最后一步,遍历url_list中的所有元素,逐个下载保存即可。
def getImg(url,idx,path):
img=requests.get(url,headers=header)
file=open(path+str(idx)+'.jpg','wb')
file.write(img.content)
file.close()
for i in range(len(url_list)):
getImg(url_list[i],60*page+i,path)
注意:
1.请求参数中的"word"和"queryword"为我们的关键词;
2."pn"表示开始索引;
3."rn"表示获取的张数(每一页最多可获取60张图片,要想获得更多图片,重复发请求即可)。
效果图如下:
完整代码如下:
import re
import os
import requests
import tqdm
header={'User-Agent': 'Mozilla/5.0 (Windows NT 10.0; Win64; x64) AppleWebKit/537.36 (KHTML, like Gecko) Chrome/66.0.3359.139 Safari/537.36'}
def getImg(url,idx,path):
img=requests.get(url,headers=header)
file=open(path+str(idx)+'.jpg','wb')
file.write(img.content)
file.close()
search=input("请输入搜索内容:")
number=int(input("请输入需求数量:"))
path='image/'+search+'/'
if not os.path.exists(path):
os.makedirs(path)
bar=tqdm.tqdm(total=number)
page=0
while(True):
if number==0:
break
url = 'https://image.baidu.com/search/acjson'
params={
"tn": "resultjson_com",
"logid": "11555092689241190059",
"ipn": "rj",
"ct": "201326592",
"is": "",
"fp": "result",
"queryWord": search,
"cl": "2",
"lm": "-1",
"ie": "utf-8",
"oe": "utf-8",
"adpicid": "",
"st": "-1",
"z": "",
"ic": "0",
"hd": "",
"latest": "",
"copyright": "",
"word": search,
"s": "",
"se": "",
"tab": "",
"width": "",
"height": "",
"face": "0",
"istype": "2",
"qc": "",
"nc": "1",
"fr": "",
"expermode": "",
"force": "",
"pn": str(60*page),
"rn": number,
"gsm": "1e",
"1617626956685": ""
}
result = requests.get(url, headers=header,params=params).json()
url_list=[]
for data in result['data'][:-1]:
url_list.append(data['thumbURL'])
for i in range(len(url_list)):
getImg(url_list[i],60*page+i,path)
bar.update(1)
number-=1
if number==0:
break
page+=1
print("\nfinish!")
注释:Tqdm 是一个快速,可扩展的Python进度条,可以在 Python 长循环中添加一个进度提示信息,用户只需要封装任意的迭代器 tqdm(iterator)。
给一张GIF图看一下实际效果:
运行多次后会发现,
result = requests.get(url, headers=header,params=params).json()
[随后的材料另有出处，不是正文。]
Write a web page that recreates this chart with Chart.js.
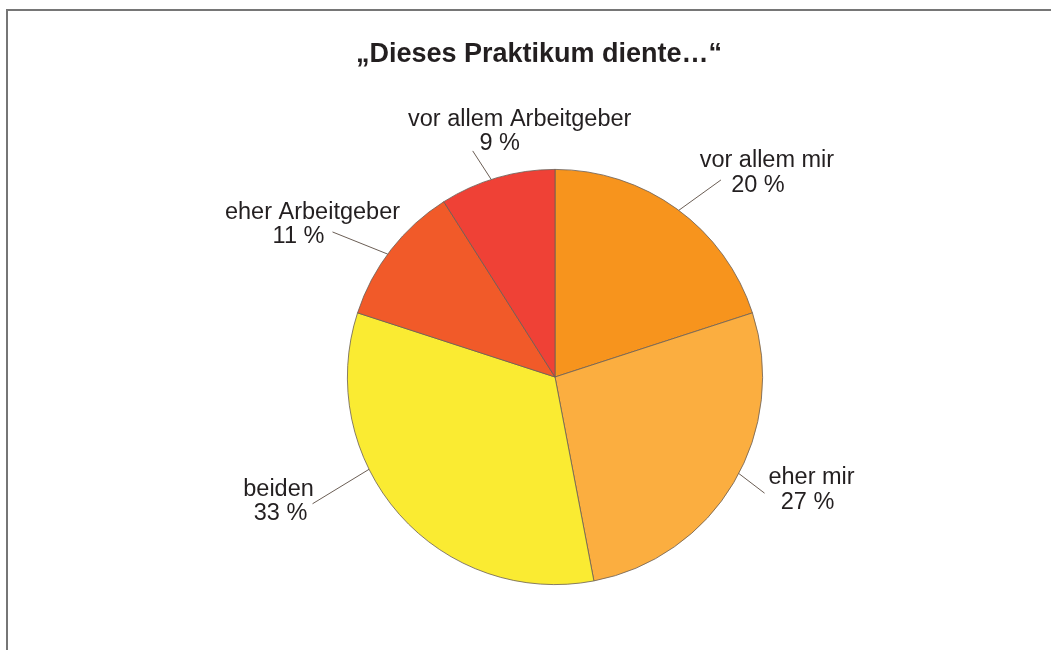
<!DOCTYPE html>
<html>
<head>
<meta charset="utf-8">
<script src="https://cdn.jsdelivr.net/npm/chart.js@4/dist/chart.umd.min.js"></script>
<style>
  html, body { margin: 0; padding: 0; background: #ffffff; }
  #wrap { width: 1051px; height: 650px; position: relative; }
</style>
</head>
<body>
<div id="wrap"><canvas id="c" width="1051" height="650"></canvas></div>
<script>
// ---- data ----
const titleText = '\u201EDieses Praktikum diente\u2026\u201C';
const categories = ['vor allem mir', 'eher mir', 'beiden', 'eher Arbeitgeber', 'vor allem Arbeitgeber'];
const shares = [20, 27, 33, 11, 9];
const sliceColors = ['#F7941D', '#FBAE40', '#FAEB32', '#F15A29', '#EF4136'];

// ---- label layout (relative to each arc's geometry) ----
// dA: angle offset of leader start from slice mid (deg), dA2: angle offset of leader end,
// L: leader extension beyond the rim, l1/l2: text line centre offsets from leader end
const labelLayout = [
  { dA: 0.6,  dA2: 4.1,  L: 50, l1: [46, -13], l2: [37, 12] },
  { dA: -2.9, dA2: -1.6, L: 32, l1: [47, -9],  l2: [43, 16] },
  { dA: 15,   dA2: 13.8, L: 66, l1: [-34, -8], l2: [-32, 16] },
  { dA: -1.5, dA2: -4.7, L: 58, l1: [-20, -13], l2: [-34, 11] },
  { dA: -1.7, dA2: -3.8, L: 33, l1: [47, -25], l2: [27, -1] }
];

const TEXT_COLOR = '#231F20';
const LABEL_FONT = '23.5px "Liberation Sans", Arial, Helvetica, sans-serif';
const TITLE_FONT = 'bold 27px "Liberation Sans", Arial, Helvetica, sans-serif';

const framePlugin = {
  id: 'frame',
  beforeDraw(chart) {
    const ctx = chart.ctx;
    ctx.save();
    ctx.fillStyle = '#ffffff';
    ctx.fillRect(0, 0, chart.width, chart.height);
    ctx.fillStyle = '#767676';
    ctx.fillRect(6, 9, chart.width - 6, 2);
    ctx.fillRect(6, 9, 2, chart.height - 9);
    ctx.restore();
  }
};

const labelPlugin = {
  id: 'leaderLabels',
  afterDatasetsDraw(chart) {
    const ctx = chart.ctx;
    const meta = chart.getDatasetMeta(0);
    ctx.save();
    // title
    ctx.font = TITLE_FONT;
    ctx.fillStyle = TEXT_COLOR;
    ctx.textAlign = 'center';
    ctx.textBaseline = 'alphabetic';
    ctx.fillText(titleText, 539, 62);

    ctx.font = LABEL_FONT;
    meta.data.forEach((arc, i) => {
      const p = arc.getProps(['x', 'y', 'startAngle', 'endAngle', 'outerRadius'], true);
      const mid = (p.startAngle + p.endAngle) / 2;
      const lay = labelLayout[i];
      const a1 = mid + lay.dA * Math.PI / 180;
      const a2 = mid + lay.dA2 * Math.PI / 180;
      const x1 = p.x + Math.cos(a1) * p.outerRadius;
      const y1 = p.y + Math.sin(a1) * p.outerRadius;
      const r2 = p.outerRadius + lay.L;
      const x2 = p.x + Math.cos(a2) * r2;
      const y2 = p.y + Math.sin(a2) * r2;
      ctx.strokeStyle = '#6B5E55';
      ctx.lineWidth = 1;
      ctx.beginPath();
      ctx.moveTo(x1, y1);
      ctx.lineTo(x2, y2);
      ctx.stroke();
      ctx.fillStyle = TEXT_COLOR;
      ctx.textAlign = 'center';
      ctx.fillText(chart.data.labels[i], x2 + lay.l1[0], y2 + lay.l1[1]);
      ctx.fillText(chart.data.datasets[0].data[i] + ' %', x2 + lay.l2[0], y2 + lay.l2[1]);
    });
    ctx.restore();
  }
};

new Chart(document.getElementById('c'), {
  type: 'pie',
  data: {
    labels: categories,
    datasets: [{
      data: shares,
      backgroundColor: sliceColors,
      borderColor: '#6A5E56',
      borderWidth: 0.8
    }]
  },
  options: {
    responsive: false,
    animation: false,
    layout: { padding: { top: 169, bottom: 65, left: 100, right: 41 } },
    plugins: {
      legend: { display: false },
      title: { display: false },
      tooltip: { enabled: false }
    }
  },
  plugins: [framePlugin, labelPlugin]
});
</script>
</body>
</html>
这个使用多次以后会出现问题 ,就是json解析错误 ,比如说我要爬一百个植物品种,每个10个,每次爬到 40多个就报错。报错类似于这种 json.decoder.JSONDecodeError: Invalid \escape: line 1 column 44 (char 43)
大概意思就是说出现了转换错误。
改装一下代码
result = requests.get(url, headers=header,params=params).text
result=demjson.decode(result)
使用 demjson模块 再次爬取100个植物品种每个10张图片,没有出错。
最终代码:
import re
import os
import demjson as demjson
import requests
import tqdm
header={'User-Agent': 'Mozilla/5.0 (Windows NT 10.0; Win64; x64) AppleWebKit/537.36 (KHTML, like Gecko) Chrome/66.0.3359.139 Safari/537.36'}
def getImg(url,idx,path):
img=requests.get(url,headers=header)
file=open(path+str(idx)+'.jpg','wb')
file.write(img.content)
file.close()
search=input("请输入搜索内容:")
number=int(input("请输入需求数量:"))
path='image/'+search+'/'
if not os.path.exists(path):
os.makedirs(path)
bar=tqdm.tqdm(total=number)
page=0
while(True):
if number==0:
break
url = 'https://image.baidu.com/search/acjson'
params={
"tn": "resultjson_com",
"logid": "11555092689241190059",
"ipn": "rj",
"ct": "201326592",
"is": "",
"fp": "result",
"queryWord": search,
"cl": "2",
"lm": "-1",
"ie": "utf-8",
"oe": "utf-8",
"adpicid": "",
"st": "-1",
"z": "",
"ic": "0",
"hd": "",
"latest": "",
"copyright": "",
"word": search,
"s": "",
"se": "",
"tab": "",
"width": "",
"height": "",
"face": "0",
"istype": "2",
"qc": "",
"nc": "1",
"fr": "",
"expermode": "",
"force": "",
"pn": str(60*page),
"rn": number,
"gsm": "1e",
"1617626956685": ""
}
result = requests.get(url, headers=header,params=params).text
result = demjson.decode(result)
url_list=[]
for data in result['data'][:-1]:
url_list.append(data['thumbURL'])
for i in range(len(url_list)):
getImg(url_list[i],60*page+i,path)
bar.update(1)
number-=1
if number==0:
break
page+=1
print("\nfinish!")